My estimates are low-ball ones for global attention on purpose.

Chasing inspiration became fun for me as I gained the opportunity to endlessly challenge myself with the freedom to go wherever my interests took me, with a feeling there was a point to it bigger than myself.

Guess people all over the world do notice in some way. I've grown used to knowing there will be that interest. And why wouldn't there be?

So yeah, I defined mathematical proof in a functional way because I needed to check my mathematical arguments without being able to just have mathematicians say good or not. And came up with a functional definition of science because was frustrated at how people were talking climate science. And defined entertainment to help me explain follower counts on social media.
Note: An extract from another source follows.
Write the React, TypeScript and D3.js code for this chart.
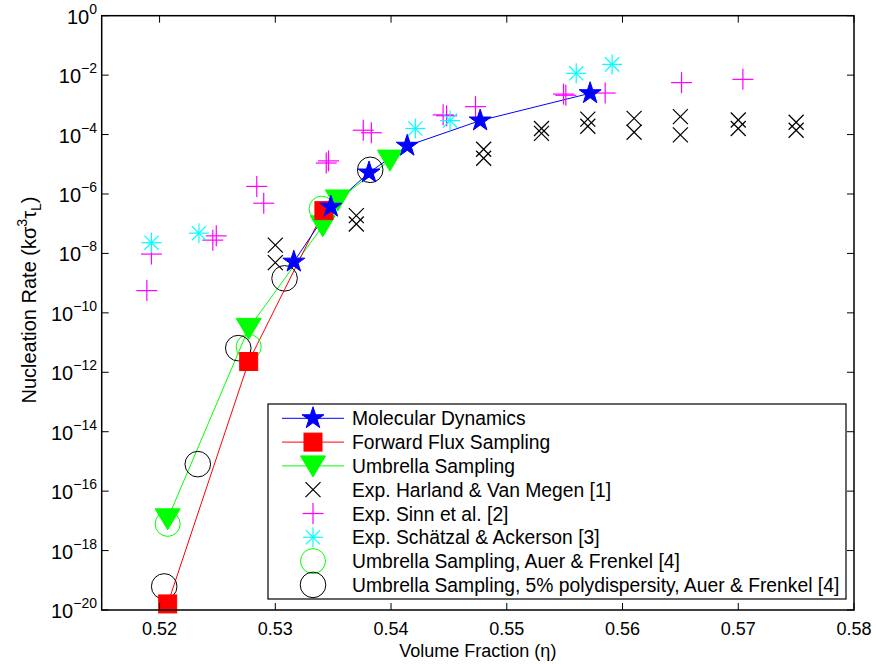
import React from "react";
import * as d3 from "d3";

// ---- data (volume fraction, nucleation rate) ----
const mdX = [0.5316, 0.5348, 0.5381, 0.5414, 0.5477, 0.5572];
const mdY = [5.25e-9, 3.7e-7, 5.25e-6, 4.17e-5, 2.95e-4, 2.45e-3];

const ffsX = [0.5207, 0.5277, 0.5342];
const ffsY = [1.6e-20, 2.3e-12, 2.75e-7];

const usX = [0.5207, 0.5277, 0.5341, 0.5354, 0.5399];
const usY = [1.17e-17, 3.0e-11, 8.5e-8, 6.3e-7, 1.38e-5];

const harlandX = [0.530, 0.530, 0.537, 0.537, 0.548, 0.548, 0.553, 0.553, 0.557, 0.557, 0.561, 0.561, 0.565, 0.565, 0.570, 0.570, 0.575, 0.575];
const harlandY = [1.9e-8, 4.9e-9, 1.86e-7, 9.8e-8, 3.2e-5, 1.6e-5, 1.6e-4, 1.1e-4, 3.3e-4, 1.9e-4, 3.5e-4, 1.2e-4, 4.0e-4, 9.8e-5, 3.1e-4, 1.6e-4, 2.6e-4, 1.4e-4];

const sinnX = [0.5189, 0.5193, 0.5246, 0.5249, 0.5284, 0.5290, 0.5344, 0.5346, 0.5376, 0.5383, 0.5445, 0.5448, 0.5473, 0.5549, 0.5551, 0.5585, 0.5651, 0.5704];
const sinnY = [5.6e-10, 9.5e-9, 2.8e-8, 3.9e-8, 1.8e-6, 4.9e-7, 1.1e-5, 1.3e-5, 1.4e-4, 1.15e-4, 4.6e-4, 4.3e-4, 8.7e-4, 2.3e-3, 2.1e-3, 2.5e-3, 5.6e-3, 7.2e-3];

const schX = [0.5193, 0.5234, 0.5421, 0.5451, 0.5560, 0.5591];
const schY = [2.3e-8, 4.8e-8, 1.6e-4, 2.95e-4, 1.15e-2, 2.3e-2];

const auerX = [0.5207, 0.5277, 0.5340];
const auerY = [7.9e-18, 7.2e-12, 3.2e-7];

const polyX = [0.5204, 0.5233, 0.5268, 0.5308, 0.5382];
const polyY = [6.2e-20, 8.1e-16, 6.5e-12, 1.45e-9, 6.5e-6];

const xTicks = [0.52, 0.53, 0.54, 0.55, 0.56, 0.57, 0.58];
const yTickExps = [0, -2, -4, -6, -8, -10, -12, -14, -16, -18, -20];

const legendLabels = [
  "Molecular Dynamics",
  "Forward Flux Sampling",
  "Umbrella Sampling",
  "Exp. Harland & Van Megen [1]",
  "Exp. Sinn et al. [2]",
  "Exp. Schätzal & Ackerson [3]",
  "Umbrella Sampling, Auer & Frenkel [4]",
  "Umbrella Sampling, 5% polydispersity, Auer & Frenkel [4]",
];

const W = 876;
const H = 664;
const L = 101.7, R = 854, T = 15.7, B = 610;
const FONT = "'Liberation Sans', Arial, Helvetica, sans-serif";

const BLUE = "#0000ff", RED = "#ff0000", GREEN = "#00ff00", MAG = "#ff00ff", CYAN = "#00ffff";

type Kind = "star" | "square" | "tri" | "x" | "plus" | "ast" | "gcircle" | "kcircle";

const starPath = d3.symbol().type(d3.symbolStar).size(150)() as string;

function Marker({ kind, cx, cy }: { kind: Kind; cx: number; cy: number }) {
  const t = `translate(${cx},${cy})`;
  switch (kind) {
    case "star":
      return <path d={starPath} transform={t} fill={BLUE} stroke={BLUE} strokeWidth={1} />;
    case "square":
      return <rect x={cx - 9} y={cy - 9} width={18} height={18} fill={RED} stroke={RED} />;
    case "tri":
      return <path d="M-12.5,-10 L12.5,-10 L0,11 Z" transform={t} fill={GREEN} stroke={GREEN} />;
    case "x": {
      const s = 7.5;
      return (
        <g transform={t} stroke="#000" strokeWidth={1.2}>
          <line x1={-s} y1={-s} x2={s} y2={s} />
          <line x1={-s} y1={s} x2={s} y2={-s} />
        </g>
      );
    }
    case "plus": {
      const s = 10.5;
      return (
        <g transform={t} stroke={MAG} strokeWidth={1.2}>
          <line x1={-s} y1={0} x2={s} y2={0} />
          <line x1={0} y1={-s} x2={0} y2={s} />
        </g>
      );
    }
    case "ast": {
      const s = 10, d = 7.1;
      return (
        <g transform={t} stroke={CYAN} strokeWidth={1.2}>
          <line x1={-s} y1={0} x2={s} y2={0} />
          <line x1={0} y1={-s} x2={0} y2={s} />
          <line x1={-d} y1={-d} x2={d} y2={d} />
          <line x1={-d} y1={d} x2={d} y2={-d} />
        </g>
      );
    }
    case "gcircle":
      return <circle cx={cx} cy={cy} r={12.5} fill="none" stroke={GREEN} strokeWidth={1} />;
    case "kcircle":
      return <circle cx={cx} cy={cy} r={12.8} fill="none" stroke="#000" strokeWidth={1} />;
  }
  return null;
}

export default function App() {
  const x = d3.scaleLinear().domain([0.515, 0.58]).range([L, R]);
  const y = d3.scaleLog().domain([1e-20, 1]).range([B, T]);
  const line = d3.line<[number, number]>().x((d) => x(d[0])).y((d) => y(d[1]));
  const pts = (xs: number[], ys: number[]) => xs.map((v, i) => [v, ys[i]] as [number, number]);

  const series: { xs: number[]; ys: number[]; kind: Kind }[] = [
    { xs: harlandX, ys: harlandY, kind: "x" },
    { xs: sinnX, ys: sinnY, kind: "plus" },
    { xs: schX, ys: schY, kind: "ast" },
  ];

  const legendKinds: Kind[] = ["star", "square", "tri", "x", "plus", "ast", "gcircle", "kcircle"];
  const legendColors = [BLUE, RED, GREEN];
  const lgX0 = 268, lgY0 = 404, lgX1 = 846, lgY1 = 599;
  const rowY = (i: number) => 418.3 + i * 23.8;

  const tick = 7;

  return (
    <svg width={W} height={H} style={{ position: "absolute", left: 0, top: 0, background: "#fff" }} fontFamily={FONT}>
      <rect x={0} y={0} width={W} height={H} fill="#fff" />
      {/* lines */}
      <path d={line(pts(usX, usY)) as string} fill="none" stroke={GREEN} strokeWidth={1} />
      <path d={line(pts(ffsX, ffsY)) as string} fill="none" stroke={RED} strokeWidth={1} />
      <path d={line(pts(mdX, mdY)) as string} fill="none" stroke={BLUE} strokeWidth={1} />
      {/* experiment markers */}
      {series.map((s, si) =>
        s.xs.map((v, i) => <Marker key={`s${si}-${i}`} kind={s.kind} cx={x(v)} cy={y(s.ys[i])} />)
      )}
      {/* circles */}
      {auerX.map((v, i) => <Marker key={`a${i}`} kind="gcircle" cx={x(v)} cy={y(auerY[i])} />)}
      {polyX.map((v, i) => <Marker key={`p${i}`} kind="kcircle" cx={x(v)} cy={y(polyY[i])} />)}
      {/* simulation markers */}
      {usX.map((v, i) => <Marker key={`u${i}`} kind="tri" cx={x(v)} cy={y(usY[i])} />)}
      {ffsX.map((v, i) => <Marker key={`f${i}`} kind="square" cx={x(v)} cy={y(ffsY[i])} />)}
      {mdX.map((v, i) => <Marker key={`m${i}`} kind="star" cx={x(v)} cy={y(mdY[i])} />)}

      {/* axes box */}
      <rect x={L} y={T} width={R - L} height={B - T} fill="none" stroke="#000" strokeWidth={1.5} />
      {xTicks.map((v) => (
        <g key={`xt${v}`}>
          <line x1={x(v)} x2={x(v)} y1={B} y2={B - tick} stroke="#000" />
          <line x1={x(v)} x2={x(v)} y1={T} y2={T + tick} stroke="#000" />
          <text x={x(v)} y={B + 25} textAnchor="middle" fontSize={18} fill="#000">
            {v.toFixed(2)}
          </text>
        </g>
      ))}
      {yTickExps.map((e) => {
        const yy = y(Math.pow(10, e));
        return (
          <g key={`yt${e}`}>
            <line x1={L} x2={L + tick} y1={yy} y2={yy} stroke="#000" />
            <line x1={R} x2={R - tick} y1={yy} y2={yy} stroke="#000" />
            <text x={97} y={yy + 8} textAnchor="end" fontSize={20} fill="#000">
              10
              <tspan dy={-10} fontSize={14}>
                {e === 0 ? "0" : `−${-e}`}
              </tspan>
            </text>
          </g>
        );
      })}

      {/* axis labels */}
      <text x={(L + R) / 2} y={657} textAnchor="middle" fontSize={18} fill="#000">
        Volume Fraction (η)
      </text>
      <text transform={`translate(36,300) rotate(-90)`} textAnchor="middle" fontSize={20} fill="#000">
        Nucleation Rate (kσ
        <tspan dy={-9} fontSize={14}>3</tspan>
        <tspan dy={9}>τ</tspan>
        <tspan dy={5} fontSize={14}>L</tspan>
        <tspan dy={-5}>)</tspan>
      </text>

      {/* legend */}
      <rect x={lgX0} y={lgY0} width={lgX1 - lgX0} height={lgY1 - lgY0} fill="#fff" stroke="#000" strokeWidth={1.2} />
      {legendLabels.map((lab, i) => {
        const yc = rowY(i);
        return (
          <g key={`lg${i}`}>
            {i < 3 && <line x1={282} x2={344} y1={yc} y2={yc} stroke={legendColors[i]} strokeWidth={1} />}
            <Marker kind={legendKinds[i]} cx={313} cy={yc} />
            <text x={352} y={yc + 7} fontSize={19.3} fill="#000">
              {lab}
            </text>
          </g>
        );
      })}
    </svg>
  );
}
Studying much I've learned far more than especially if back in 1996 had faced global recognition and headlines around the world about the hard to explain thing. Or even back in 2003, when a crushing weight of attention could have been there with a world pondering the meaning of a massive flaw with established mathematical ideas, which I should add just needed what I see as a little tweak. Um yeah did come up with a fix for the problem. So fun but too esoteric to explain here.

That is SO much where the fun is, when you get to fix things!!!

No way would miss that opportunity either. Worked hard at it too. Figuring out the fix. Seems like a lifetime ago now. But really was about different ways of looking at things more than the years.

Now far older at 47, and with far less energy with which to chase, am rather happy with how things have worked for me at least. Challenge was inspiring, and I would not give up the knowledge I have now.

And I wonder how could I have found it, any other way.

Oh yeah, so being more transparent about it all. Through the years have tried many ways to explain. And now will admit am less concerned with what might work to convince. It does feel good to just talk it.

Will admit though, would be nice to resolve it. Still amazes me, especially certain things. Study it as I might, and with SO many answers still puzzles remain.

And can see is such a wild story can be hard to process let alone discuss, and I lived through those things. Had a lot of fun too along the way should add. Sure at times was really stressed or felt tested, but to me was an opportunity.

Where would answering the challenges take me? Still curious.